Les « actes de gouvernement » bénéficient en effet d’une totale immunité juridictionnelle, en général pour des raisons de diplomatie, de sûreté intérieure ou extérieure ou de faits de guerre.
« Si les actes de gouvernement permettent d’exonérer d’une complicité de génocide, alors dans ce cas, Nuremberg n’existe plus », s’est agacé Me Lewisch auprès de l’AFP, en référence au célèbre procès de responsables nazis après la Shoah.
Les requérants accusent notamment Paris de ne pas avoir dénoncé « le traité d’assistance militaire de 1975 à un gouvernement rwandais génocidaire ».
Ils ciblent l’ancien secrétaire général de l’Elysée Hubert Védrine et plusieurs militaires, en particulier l’amiral Jacques Lanxade, chef d’état-major des armées en France en 1994. Ce dernier aurait, selon les requérants, « outrepassé ses pouvoirs » et « modifié l’équilibre des pouvoirs au profit du militaire et au détriment du civilo-politique. »
La requête vise également l’opération Turquoise, qui a fait l’objet par la justice pénale en octobre 2023 d’un non-lieu général, contesté par les parties civiles qui ont fait appel.
Dans cette enquête pénale, les parties civiles accusent la France de « complicité de génocide » pour avoir, selon elles, sciemment abandonné pendant trois jours les civils tutsi réfugiés dans les collines de Bisesero, laissant se perpétrer le massacre de centaines d’entre eux par les génocidaires, du 27 au 30 juin 1994.

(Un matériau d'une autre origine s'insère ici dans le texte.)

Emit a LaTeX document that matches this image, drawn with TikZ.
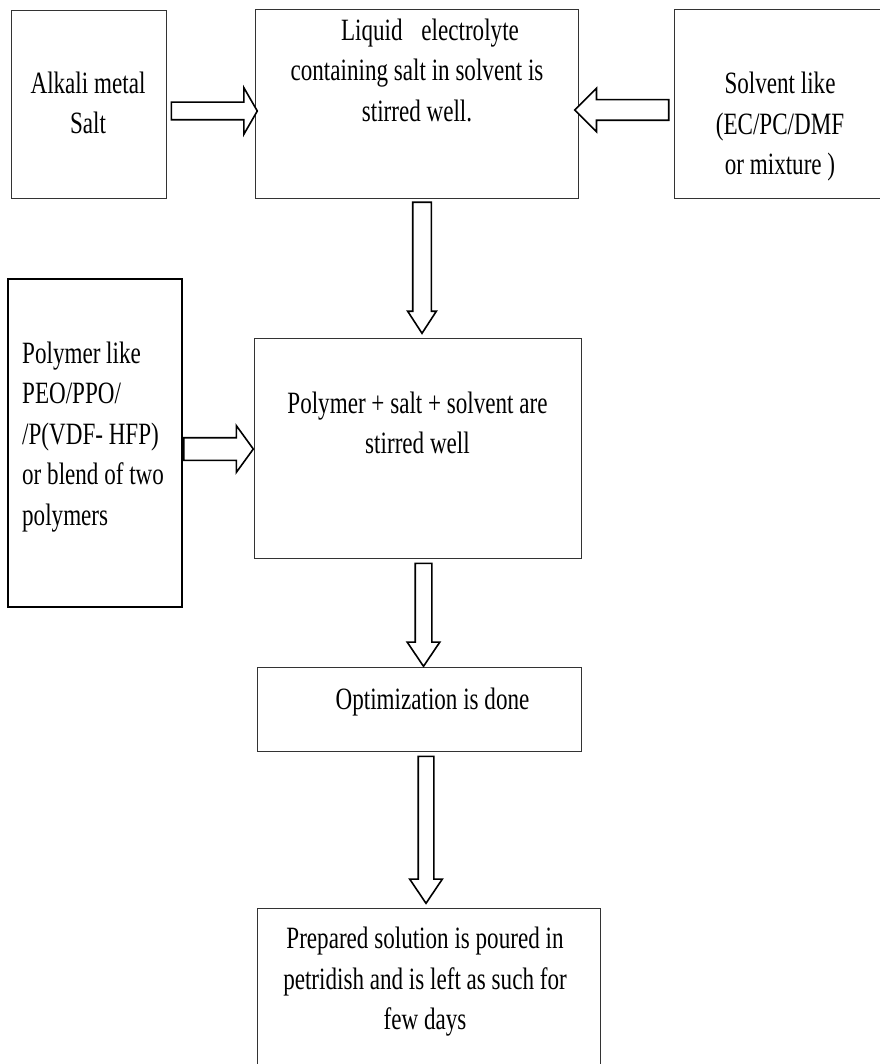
\documentclass[tikz,border=0pt]{standalone}
\usepackage{fontspec}
\setmainfont{Liberation Serif}[FakeStretch=0.745]
\usetikzlibrary{shapes.arrows,calc}
\tikzset{
  box/.style={draw=black!80, line width=1pt, inner sep=0pt},
  thickbox/.style={box, draw=black, line width=2pt},
  boxtext/.style={align=center, inner sep=0pt, font=\fontsize{31}{40.5}\selectfont},
  blockarrow/.style={single arrow, draw=black, line width=1.6pt, fill=white,
    inner xsep=0pt, minimum width=0pt},
}
% hollow block arrow from #2 to #3, named #1, extra options #4
\newcommand{\hollowarrow}[4]{%
  \path let \p1=(#2), \p2=(#3), \n1={veclen(\x2-\x1,\y2-\y1)} in
    (\p1) -- (\p2) node[pos=0, anchor=tail, sloped, allow upside down, blockarrow,
      minimum height=\n1, #4] (#1) {};
}

\begin{document}
\begin{tikzpicture}[x=1pt, y=-1pt]
\useasboundingbox (0,0) rectangle (879,1064);

% boxes
\node[box, minimum width=155pt, minimum height=188pt] (alkali) at (88.5,105) {};
\node[box, minimum width=323pt, minimum height=189pt] (liquid) at (416.5,104.5) {};
\node[box, minimum width=214pt, minimum height=189pt] (solvent) at (781,104.5) {};
\node[thickbox, minimum width=174pt, minimum height=328pt] (blend) at (95,443) {};
\node[box, minimum width=327pt, minimum height=220pt] (mixing) at (417.5,448) {};
\node[box, minimum width=324pt, minimum height=84pt] (optim) at (419,709) {};
\node[box, minimum width=343pt, minimum height=164pt] (pour) at (428.5,990) {};

% texts
\node[boxtext] (alkalitext) at (88,103) {Alkali metal\\Salt};
\node[boxtext] (liquidtext) at (417,70) {\hspace*{26pt}Liquid\hspace{13pt} electrolyte\\containing salt in solvent is\\stirred well.};
\node[boxtext] (solventtext) at (780,127) {Solvent like\\(EC/PC/DMF\\or mixture )};
\node[boxtext, align=left, anchor=west] (blendtext) at (22,437) {Polymer like\\PEO/PPO/\\/P(VDF- HFP)\\or blend of two\\polymers};
\node[boxtext] (mixingtext) at (417.5,423) {Polymer + salt + solvent are\\stirred well};
\node[boxtext] (optimtext) at (432.5,702) {Optimization is done};
\node[boxtext] (pourtext) at (425,982) {Prepared solution is poured in\\petridish and is left as such for\\few days};

% connectors
\hollowarrow{saltin}{$(alkali.east)+(4,6)$}{$(liquid.west)+(2,6.5)$}{inner ysep=8pt, single arrow head extend=14.5pt, single arrow tip angle=120}
\hollowarrow{solventin}{$(solvent.west)+(-4,5.5)$}{$(liquid.east)+(-3,5.5)$}{inner ysep=9.5pt, single arrow head extend=11.5pt, single arrow tip angle=90}
\hollowarrow{liquidout}{$(liquid.south)+(5.5,2)$}{$(mixing.north)+(4.5,-5)$}{inner ysep=8.5pt, single arrow head extend=5pt, single arrow tip angle=66}
\hollowarrow{polymerin}{$(blend.east)+(0,6)$}{$(mixing.west)+(-1,1)$}{inner ysep=10.5pt, single arrow head extend=12pt, single arrow tip angle=108}
\hollowarrow{mixout}{$(mixing.south)+(6,4)$}{$(optim.north)+(4.5,-1)$}{inner ysep=7.5pt, single arrow head extend=8pt, single arrow tip angle=68}
\hollowarrow{optout}{$(optim.south)+(7,4)$}{$(pour.north)+(-2.5,-5)$}{inner ysep=7pt, single arrow head extend=8.5pt, single arrow tip angle=68}

\end{tikzpicture}
\end{document}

Mais selon les magistrats, les investigations n’ont pas établi la participation directe des forces militaires françaises à ces exactions, pas plus que leur complicité par aide ou assistance aux génocidaires, ou même par abstention. La cour d’appel de Paris doit rendre sa décision le 11 décembre.

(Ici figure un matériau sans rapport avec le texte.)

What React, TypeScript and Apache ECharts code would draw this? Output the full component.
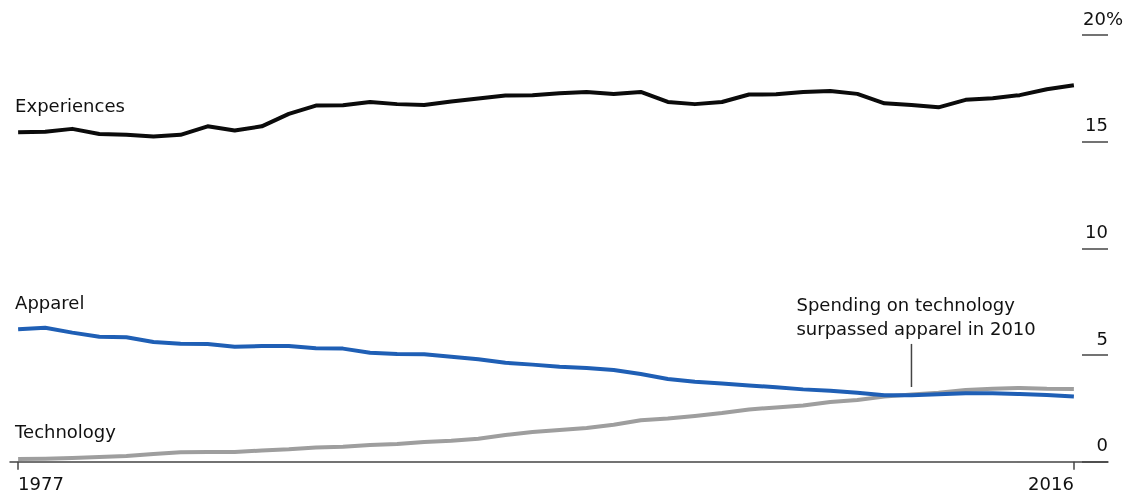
import { useEffect, useRef } from "react";
import * as echarts from "echarts";

// Share of consumer spending, %
const years = [
  1977, 1978, 1979, 1980, 1981, 1982, 1983, 1984, 1985, 1986,
  1987, 1988, 1989, 1990, 1991, 1992, 1993, 1994, 1995, 1996,
  1997, 1998, 1999, 2000, 2001, 2002, 2003, 2004, 2005, 2006,
  2007, 2008, 2009, 2010, 2011, 2012, 2013, 2014, 2015, 2016,
];

const experiences = [
  15.44, 15.47, 15.6, 15.36, 15.33, 15.24, 15.32, 15.72, 15.52, 15.72,
  16.3, 16.69, 16.71, 16.86, 16.76, 16.72, 16.88, 17.02, 17.16, 17.18,
  17.27, 17.33, 17.24, 17.33, 16.86, 16.76, 16.86, 17.21, 17.22, 17.33,
  17.38, 17.24, 16.8, 16.72, 16.61, 16.96, 17.04, 17.18, 17.46, 17.64,
];

const apparel = [
  6.21, 6.28, 6.05, 5.86, 5.83, 5.61, 5.53, 5.52, 5.39, 5.42,
  5.42, 5.32, 5.3, 5.11, 5.05, 5.04, 4.92, 4.8, 4.64, 4.55,
  4.45, 4.39, 4.3, 4.11, 3.88, 3.75, 3.66, 3.57, 3.49, 3.39,
  3.33, 3.23, 3.11, 3.12, 3.16, 3.21, 3.21, 3.17, 3.13, 3.06,
];

const technology = [
  0.13, 0.14, 0.17, 0.22, 0.27, 0.36, 0.44, 0.45, 0.45, 0.53,
  0.58, 0.66, 0.7, 0.78, 0.83, 0.92, 0.98, 1.08, 1.25, 1.39,
  1.49, 1.58, 1.73, 1.94, 2.02, 2.14, 2.28, 2.45, 2.54, 2.63,
  2.8, 2.89, 3.05, 3.15, 3.23, 3.36, 3.42, 3.46, 3.42, 3.41,
];

const seriesNames = ["Experiences", "Apparel", "Technology"];
const seriesColors = ["#0b0b0b", "#1f5fb5", "#9e9e9e"];
const yTicks = [0, 5, 10, 15, 20];
const xLabels = [1977, 2016];

const noteLines = ["Spending on technology", "surpassed apparel in 2010"];
const noteYear = 2010;
const noteFrom = 3.5;
const noteTo = 5.52;

const FONT = '"DejaVu Sans", Verdana, sans-serif';
const INK = "#111";
const RULE = "#444";

export default function App() {
  const ref = useRef<HTMLDivElement>(null);

  useEffect(() => {
    if (!ref.current) return;
    const chart = echarts.init(ref.current, null, { renderer: "svg" });
    const pairs = (vals: number[]) => years.map((y, i) => [y, vals[i]]);
    const allSeries = [experiences, apparel, technology];

    // draw order: technology, apparel, experiences
    const order = [2, 1, 0];

    chart.setOption({
      animation: false,
      grid: { left: 10, right: 21, top: 35, bottom: 34.3 },
      xAxis: {
        type: "value",
        min: 1976.7,
        max: 2017.26,
        splitLine: { show: false },
        axisLine: { show: true, lineStyle: { color: RULE, width: 1.5 } },
        axisTick: {
          show: true,
          customValues: xLabels,
          length: 8,
          lineStyle: { color: RULE, width: 1.5 },
        },
        axisLabel: {
          customValues: xLabels,
          formatter: (v: number) => String(v),
          color: INK,
          fontSize: 18,
          fontFamily: FONT,
          margin: 13,
          alignMinLabel: "left",
          alignMaxLabel: "right",
        },
      },
      yAxis: {
        type: "value",
        position: "right",
        min: yTicks[0],
        max: yTicks[yTicks.length - 1],
        interval: 5,
        splitLine: { show: false },
        axisLine: { show: false },
        axisTick: {
          show: true,
          inside: true,
          length: 26,
          lineStyle: { color: RULE, width: 1.5 },
        },
        axisLabel: {
          inside: true,
          margin: -15,
          align: "right",
          verticalAlign: "bottom",
          formatter: (v: number) =>
            v === yTicks[yTicks.length - 1] ? `{top|${v}%}` : `{num|${v}}`,
          rich: {
            top: {
              fontSize: 18,
              fontFamily: FONT,
              color: INK,
              padding: [0, 0, 8, 0],
            },
            num: {
              fontSize: 18,
              fontFamily: FONT,
              color: INK,
              padding: [0, 15, 8, 0],
            },
          },
        },
      },
      series: order.map((k) => ({
        name: seriesNames[k],
        type: "line",
        data: pairs(allSeries[k]),
        showSymbol: false,
        symbol: "none",
        lineStyle: { color: seriesColors[k], width: 4, join: "round" },
        itemStyle: { color: seriesColors[k] },
        z: 2 + (2 - k),
      })),
    });

    // name labels sit just above each line's first point
    const graphics: any[] = [];
    allSeries.forEach((vals, k) => {
      const p = chart.convertToPixel({ gridIndex: 0 }, [years[0], vals[0]]);
      graphics.push({
        type: "text",
        x: p[0] - 3,
        y: p[1] - 27,
        style: {
          text: seriesNames[k],
          fontSize: 18,
          fontFamily: FONT,
          fill: INK,
          align: "left",
          verticalAlign: "middle",
        },
      });
    });

    const a = chart.convertToPixel({ gridIndex: 0 }, [noteYear, noteFrom]);
    const b = chart.convertToPixel({ gridIndex: 0 }, [noteYear, noteTo]);
    graphics.push({
      type: "line",
      shape: { x1: a[0], y1: a[1], x2: b[0], y2: b[1] },
      style: { stroke: RULE, lineWidth: 1.5 },
    });
    noteLines.forEach((t, i) => {
      graphics.push({
        type: "text",
        x: b[0] - 115,
        y: b[1] - 39 + i * 24,
        style: {
          text: t,
          fontSize: 18,
          fontFamily: FONT,
          fill: INK,
          align: "left",
          verticalAlign: "middle",
        },
      });
    });

    chart.setOption({ graphic: graphics });

    return () => chart.dispose();
  }, []);

  return (
    <div
      ref={ref}
      style={{ position: "fixed", left: 0, top: 0, width: 1129, height: 496 }}
    />
  );
}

La requête administrative s’appuie en outre sur le rapport de la commission d’historiens présidée par Vincent Duclert, basé sur l’analyse d’archives françaises, qui a conclu aux responsabilités « lourdes et accablantes » de la France.

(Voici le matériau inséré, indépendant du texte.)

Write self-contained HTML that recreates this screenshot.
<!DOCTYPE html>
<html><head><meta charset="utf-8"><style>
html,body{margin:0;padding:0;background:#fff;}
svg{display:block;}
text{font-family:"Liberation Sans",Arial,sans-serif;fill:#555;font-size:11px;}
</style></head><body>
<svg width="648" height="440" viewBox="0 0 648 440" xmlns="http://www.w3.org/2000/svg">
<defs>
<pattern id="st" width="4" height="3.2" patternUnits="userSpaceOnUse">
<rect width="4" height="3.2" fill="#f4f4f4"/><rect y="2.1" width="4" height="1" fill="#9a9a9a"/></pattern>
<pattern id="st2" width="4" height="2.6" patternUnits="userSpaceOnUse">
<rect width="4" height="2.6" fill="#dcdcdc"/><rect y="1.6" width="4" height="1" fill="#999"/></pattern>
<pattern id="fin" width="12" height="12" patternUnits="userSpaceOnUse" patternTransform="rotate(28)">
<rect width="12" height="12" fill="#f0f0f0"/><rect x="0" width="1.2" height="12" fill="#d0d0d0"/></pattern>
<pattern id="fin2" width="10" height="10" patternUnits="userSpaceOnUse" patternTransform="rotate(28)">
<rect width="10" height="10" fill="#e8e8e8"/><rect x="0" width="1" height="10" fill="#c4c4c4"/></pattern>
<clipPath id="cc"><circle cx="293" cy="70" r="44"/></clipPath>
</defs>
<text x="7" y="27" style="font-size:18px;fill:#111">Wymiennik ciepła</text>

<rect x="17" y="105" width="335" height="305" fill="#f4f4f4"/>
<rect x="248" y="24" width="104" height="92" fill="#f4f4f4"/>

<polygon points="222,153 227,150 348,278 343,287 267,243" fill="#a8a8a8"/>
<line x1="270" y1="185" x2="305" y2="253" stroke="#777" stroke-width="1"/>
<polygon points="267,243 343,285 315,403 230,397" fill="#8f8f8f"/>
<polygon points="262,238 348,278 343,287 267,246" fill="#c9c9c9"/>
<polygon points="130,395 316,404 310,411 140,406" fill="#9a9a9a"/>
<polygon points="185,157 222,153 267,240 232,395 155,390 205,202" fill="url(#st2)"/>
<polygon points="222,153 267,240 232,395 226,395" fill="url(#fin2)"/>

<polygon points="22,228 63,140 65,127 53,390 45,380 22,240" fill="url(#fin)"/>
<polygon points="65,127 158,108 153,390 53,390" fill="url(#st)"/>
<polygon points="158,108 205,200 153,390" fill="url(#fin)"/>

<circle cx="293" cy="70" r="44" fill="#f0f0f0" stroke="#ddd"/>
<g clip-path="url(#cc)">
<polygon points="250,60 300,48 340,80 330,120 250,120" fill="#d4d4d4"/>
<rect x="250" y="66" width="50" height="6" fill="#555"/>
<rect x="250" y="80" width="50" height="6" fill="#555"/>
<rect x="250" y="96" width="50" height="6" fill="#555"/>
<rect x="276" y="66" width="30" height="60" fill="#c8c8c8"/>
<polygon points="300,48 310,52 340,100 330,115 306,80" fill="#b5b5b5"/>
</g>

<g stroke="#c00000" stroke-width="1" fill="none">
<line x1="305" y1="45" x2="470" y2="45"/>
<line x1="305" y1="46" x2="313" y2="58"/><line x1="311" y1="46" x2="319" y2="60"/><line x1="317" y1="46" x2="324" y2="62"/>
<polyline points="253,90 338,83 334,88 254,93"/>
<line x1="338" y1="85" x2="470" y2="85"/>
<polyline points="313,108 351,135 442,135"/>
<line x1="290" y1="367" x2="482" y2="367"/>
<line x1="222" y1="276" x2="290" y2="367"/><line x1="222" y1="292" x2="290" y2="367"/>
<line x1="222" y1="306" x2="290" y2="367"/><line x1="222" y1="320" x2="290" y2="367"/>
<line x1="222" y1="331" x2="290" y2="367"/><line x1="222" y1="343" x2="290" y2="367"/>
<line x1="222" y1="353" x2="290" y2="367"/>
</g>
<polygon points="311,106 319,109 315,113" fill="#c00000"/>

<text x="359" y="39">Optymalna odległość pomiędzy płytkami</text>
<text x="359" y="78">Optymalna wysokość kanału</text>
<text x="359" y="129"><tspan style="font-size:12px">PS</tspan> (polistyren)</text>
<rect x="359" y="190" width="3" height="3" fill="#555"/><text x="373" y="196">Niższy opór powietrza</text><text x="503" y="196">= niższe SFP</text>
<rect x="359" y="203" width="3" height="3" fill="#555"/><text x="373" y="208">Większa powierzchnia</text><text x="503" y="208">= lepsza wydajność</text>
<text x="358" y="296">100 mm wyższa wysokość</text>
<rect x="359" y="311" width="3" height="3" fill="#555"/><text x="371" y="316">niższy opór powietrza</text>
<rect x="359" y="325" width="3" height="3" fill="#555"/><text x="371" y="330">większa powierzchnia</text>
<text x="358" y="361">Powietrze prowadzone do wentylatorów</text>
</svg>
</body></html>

Le rapport Duclert avait toutefois écarté toute « complicité » de génocide de la France.
La décision du tribunal administratif - mise en délibéré au 14 novembre - pourrait notamment ouvrir droit à réparation pour les requérants, qui réclament 33 millions d’euros par personne physique, et 21 millions par association.
Selon l’ONU, les massacres au Rwanda ont fait plus de 800.000 morts entre avril et juillet 1994, essentiellement au sein de la minorité tutsi.